In the case where a researcher is leaving the project and does not plan to continue to conduct analysis on the data that they contributed to collecting, she should ensure that her material has been archived with the project, and should assign the rights to the data and to any analysis of it to the PI for the project.

In the case when a researcher becomes unreachable, the PI on the research project will assume the right to make decisions over the use of the data.


1 A Research Lead has the primary responsibility for a particular case study. They may be the sole fieldworker on a case or leading a group of fieldworkers working collaboratively on a single case. For the purposes of this data sharing policy, all fieldwork efforts should define and name the work as distinct case studies each with a clear research lead.
2 This is similar to Open Records and Freedom of Information Act (FOIA) requests, where, upon request, information held by the government must be made public unless the government asserts one of a series of set exemptions, such as the protection of classified national security information.

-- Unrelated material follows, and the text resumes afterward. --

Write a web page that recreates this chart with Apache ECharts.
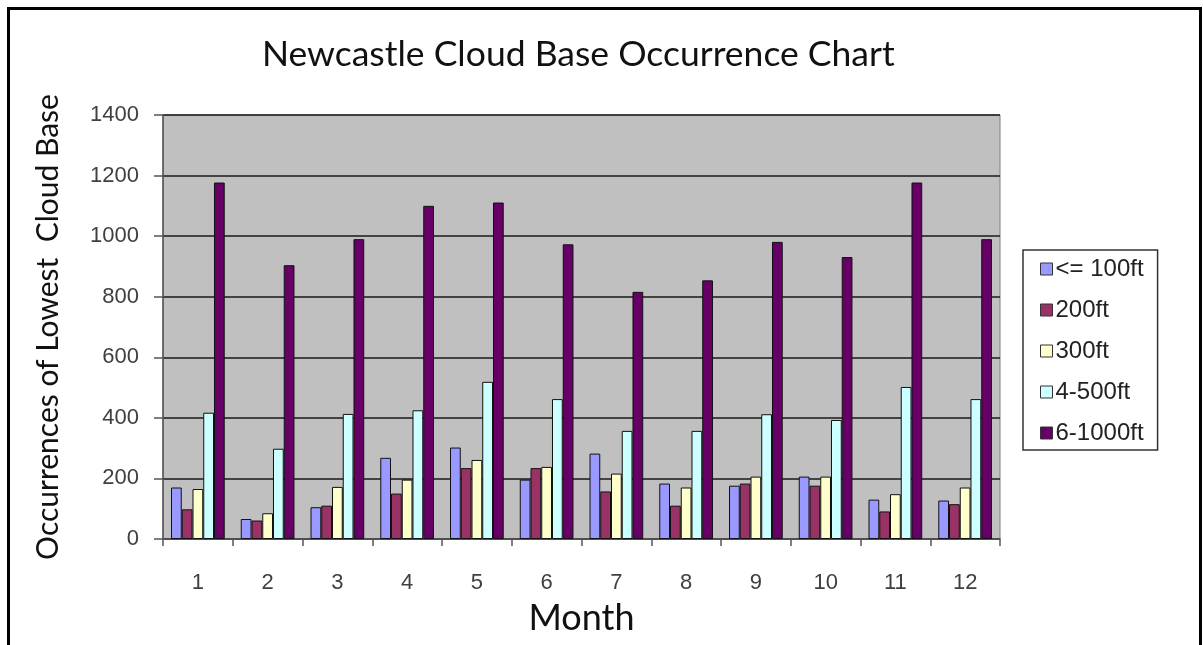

3 Note that checking this box would require that the researcher attempt to either de- identify the data so it can be shared or amend their IRB protocol to include the requestors as collaborators so there would be IRB approval to share.
4 Examples include risks to physical safety or privacy risks.
5 We expect to add other exceptions through conversation with the Foundation and DML Initiative researchers as research and sharing practices continue to develop.
6 An example of de minimis use might be aggregate observations about the data without inclusion of specific case studies.
7 Note that data owners can deny permission for use in publication for reasons beyond the limited set of exceptions for data sharing; for example, if the group that collected the data is publishing on the same specific point and wants to wait until after the first publication has been accepted to allow the data to be published a second time.
9 To help facilitate this, the DML Hub will provide a space for DML Initiative projects to list relevant information, such as the contact information for the PI, the starting and ending dates of any data collection, a short description of how the project fits within the DML Initiative, and a list of any researchers who are publicly involved in the project and their roles.